По данным ряда историков, во время Великой Отечественной войны в армии и на флоте находилось более 200 тысяч врачей и более 500 тысяч фельдшеров, медицинских сестер, санинструкторов и санитаров. В большинстве своем это были женщины, матери, сестры и дочери. Именно на их хрупкие плечи легла основная тяжесть фронтовых будней. Из них 85 тысяч не возвратились домой: погибли или пропали без вести, так и остались лежать на поле боя не погребенными или покоятся в безымянных могилах на территории родного Отечества и за ее пределами.
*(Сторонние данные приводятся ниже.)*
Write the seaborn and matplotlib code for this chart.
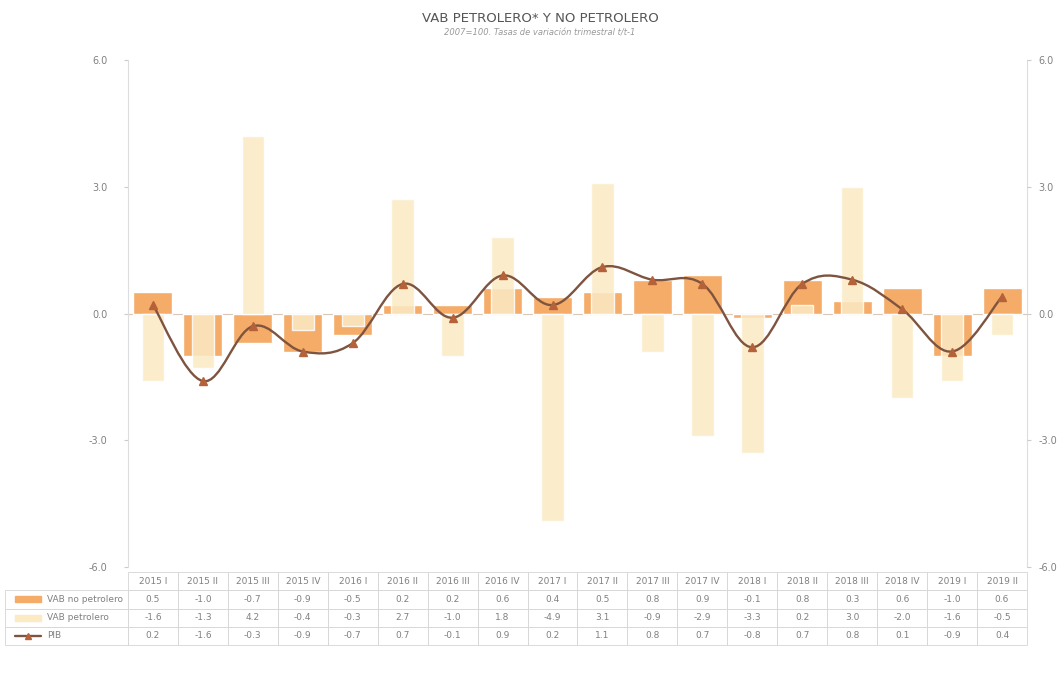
import numpy as np
import pandas as pd
import matplotlib
matplotlib.use("Agg")
import matplotlib.pyplot as plt
from matplotlib.path import Path
from matplotlib.patches import PathPatch, Rectangle
from matplotlib.lines import Line2D
import seaborn as sns

trimestres = ["2015 I", "2015 II", "2015 III", "2015 IV", "2016 I", "2016 II",
              "2016 III", "2016 IV", "2017 I", "2017 II", "2017 III", "2017 IV",
              "2018 I", "2018 II", "2018 III", "2018 IV", "2019 I", "2019 II"]
vab_no_petrolero = [0.5, -1.0, -0.7, -0.9, -0.5, 0.2, 0.2, 0.6, 0.4, 0.5, 0.8, 0.9,
                    -0.1, 0.8, 0.3, 0.6, -1.0, 0.6]
vab_petrolero = [-1.6, -1.3, 4.2, -0.4, -0.3, 2.7, -1.0, 1.8, -4.9, 3.1, -0.9, -2.9,
                 -3.3, 0.2, 3.0, -2.0, -1.6, -0.5]
pib = [0.2, -1.6, -0.3, -0.9, -0.7, 0.7, -0.1, 0.9, 0.2, 1.1, 0.8, 0.7,
       -0.8, 0.7, 0.8, 0.1, -0.9, 0.4]
y_ticks = [-6.0, -3.0, 0.0, 3.0, 6.0]

c_no_pet = "#F5AC68"
c_pet = "#FBEAC4"
c_pib = "#7E5440"
c_mark = "#B5623A"
c_txt = "#808080"

sns.set_style("white")
plt.rcParams["font.family"] = ["DejaVu Sans"]

df = pd.DataFrame({"trimestre": trimestres, "no_pet": vab_no_petrolero,
                   "pet": vab_petrolero, "pib": pib})

fig = plt.figure(figsize=(10.63, 6.74), dpi=100)
ax = fig.add_axes([128 / 1063, 1 - 567 / 674, 899 / 1063, 507 / 674])

sns.barplot(data=df, x="trimestre", y="no_pet", color=c_no_pet, saturation=1,
            width=0.78, ax=ax, zorder=2)
sns.barplot(data=df, x="trimestre", y="pet", color=c_pet, saturation=1,
            width=0.45, ax=ax, zorder=3, alpha=0.85)

ax.axhline(0, color="#D8C8B8", lw=0.8, zorder=1)

# curva suavizada del PIB (bezier entre los puntos)
x = np.arange(len(pib))
y = np.array(pib)
verts = [(x[0], y[0])]
codes = [Path.MOVETO]
t = 0.18
for i in range(len(x) - 1):
    p0 = np.array([x[max(i - 1, 0)], y[max(i - 1, 0)]])
    p1 = np.array([x[i], y[i]])
    p2 = np.array([x[i + 1], y[i + 1]])
    p3 = np.array([x[min(i + 2, len(x) - 1)], y[min(i + 2, len(x) - 1)]])
    c1 = p1 + (p2 - p0) * t
    c2 = p2 - (p3 - p1) * t
    verts += [tuple(c1), tuple(c2), tuple(p2)]
    codes += [Path.CURVE4] * 3
ax.add_patch(PathPatch(Path(verts, codes), fill=False, edgecolor=c_pib, lw=1.7, zorder=4))
ax.plot(x, y, linestyle="none", marker="^", ms=6, color=c_mark, zorder=5)

ax.set_xlim(-0.5, len(trimestres) - 0.5)
ax.set_ylim(-6, 6)
ax.set_yticks(y_ticks)
ax.set_yticklabels([f"{v:.1f}" for v in y_ticks], fontsize=7, color=c_txt)
ax.tick_params(axis="y", length=3, color="#CCCCCC", pad=12)
ax.set_xticks([])
ax.set_xlabel("")
ax.set_ylabel("")
for s in ["top", "bottom"]:
    ax.spines[s].set_visible(False)
for s in ["left", "right"]:
    ax.spines[s].set_color("#DDDDDD")

ax2 = ax.twinx()
ax2.set_ylim(-6, 6)
ax2.set_yticks(y_ticks)
ax2.set_yticklabels([f"{v:.1f}" for v in y_ticks], fontsize=7, color=c_txt)
ax2.tick_params(axis="y", length=3, color="#CCCCCC", pad=5)
for s in ax2.spines.values():
    s.set_visible(False)

fig.text(0.508, 0.972, "VAB PETROLERO* Y NO PETROLERO", ha="center", va="center",
         fontsize=9.5, color="#555555", family=["Liberation Sans Narrow", "DejaVu Sans"])
fig.text(0.508, 0.951, "2007=100. Tasas de variación trimestral t/t-1", ha="center",
         va="center", fontsize=6, color="#999999", style="italic")

# tabla de datos
row_names = ["VAB no petrolero", "VAB petrolero", "PIB"]
cells = [[""] + trimestres]
for name, serie in zip(row_names, [vab_no_petrolero, vab_petrolero, pib]):
    cells.append([name] + [f"{v:.1f}" for v in serie])
lab_w = 123 / 899
col_w = [lab_w] + [1 / 18] * 18
tab_top, tab_h = -0.01, 0.144
table = ax.table(cellText=cells, colWidths=col_w, cellLoc="center",
                 bbox=[-lab_w, tab_top - tab_h, 1 + lab_w, tab_h])
table.auto_set_font_size(False)
table.set_fontsize(6.5)
for (r, c), cell in table.get_celld().items():
    cell.set_edgecolor("#D5D5D5")
    cell.set_linewidth(0.6)
    cell.get_text().set_color(c_txt)
    if c == 0:
        cell._loc = "left"
        cell.PAD = 0.34
        cell.get_text().set_ha("left")
    if r == 0 and c == 0:
        cell.visible_edges = ""

# muestras de leyenda en la tabla
row_h = tab_h / 4
sw_x0 = -lab_w + 10 / 899
sw_w = 26 / 899
for k, color in enumerate([c_no_pet, c_pet]):
    yc = tab_top - row_h * (k + 1.5)
    ax.add_patch(Rectangle((sw_x0, yc - 0.006), sw_w, 0.012,
                           transform=ax.transAxes, color=color, clip_on=False, zorder=6))
yc = tab_top - row_h * 3.5
ax.add_line(Line2D([sw_x0, sw_x0 + sw_w], [yc, yc], transform=ax.transAxes,
                   color=c_pib, lw=1.7, clip_on=False, zorder=6))
ax.add_line(Line2D([sw_x0 + sw_w / 2], [yc], transform=ax.transAxes, marker="^", ms=5,
                   color=c_mark, clip_on=False, zorder=7))

plt.savefig("out.png", dpi=100)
Все дальше и дальше время отделяет нас от событий той войны. Все меньше остается тех, кто может вспомнить, как это было на самом деле, без прикрас и пропагандистского налета. Все труднее становится собирать живые свидетельства. Тем бережнее мы должны относиться ко всему, что поможет нам и дальше сохранять для грядущих поколений память о той страшной войне.





Сообщение (*):

Дарский Владимир

05.05.2019

Вполне закономерен вопрос,а скольким военнослужащим и каким категориям помогли 200 тыс. врачей и 500 тыс. фельдшеров.Однажды, один молодой журналист написал статью на тему Победы в Великой отечественной войне. Руководство газеты направило его к маршалу Ивану Коневу для консультаций.Статья была написана молодым журналистом в бравурных тонах,в духе ура-патриотизма.При встрече с Коневым журналист заметил ,что маршал был не в духе.Причина такого плохого настроения заключалась в следующем:маршал Конев обратился с просьбой в Политбюро ЦК КПСС о необходимости повышения денежной и иной помощи ветеранам войны и прежде всего инвалидам ВОВ.Политбюро ему отказало.Маршал Конев прервал чтение вслух статьи молодого журналиста.Он ему сказал,что он покажет ему сведения с грифом совершенно секретно и предложил почитать ,взяв предварительно обещание не разглашать представленные данные.Итак какие же данные показал И.Конев молодому журналисту? "Во время войны было ранено 46,3 миллиона человек.Вернулись домой с разбитыми черепами 775 тысяч человек,одноглазых-155 тысяч,слепых-54 тысяч,с изуродованными лицами-501 тысяч,с поврежденным позвоночником-143 тысяч,с оторванными половыми органами-28 тысяч.Одноруких вернулось 3,1 миллиона,безруких-1 миллион,одноногих-3,3 миллиона,безногих-1,1 миллиона,с частичными оторванными руками и ногами-418 тысяч.Так называемых "самоваров",то есть безруких и безногих,-86 тысяч.Молодой журналист плакал,когда читал эти данные.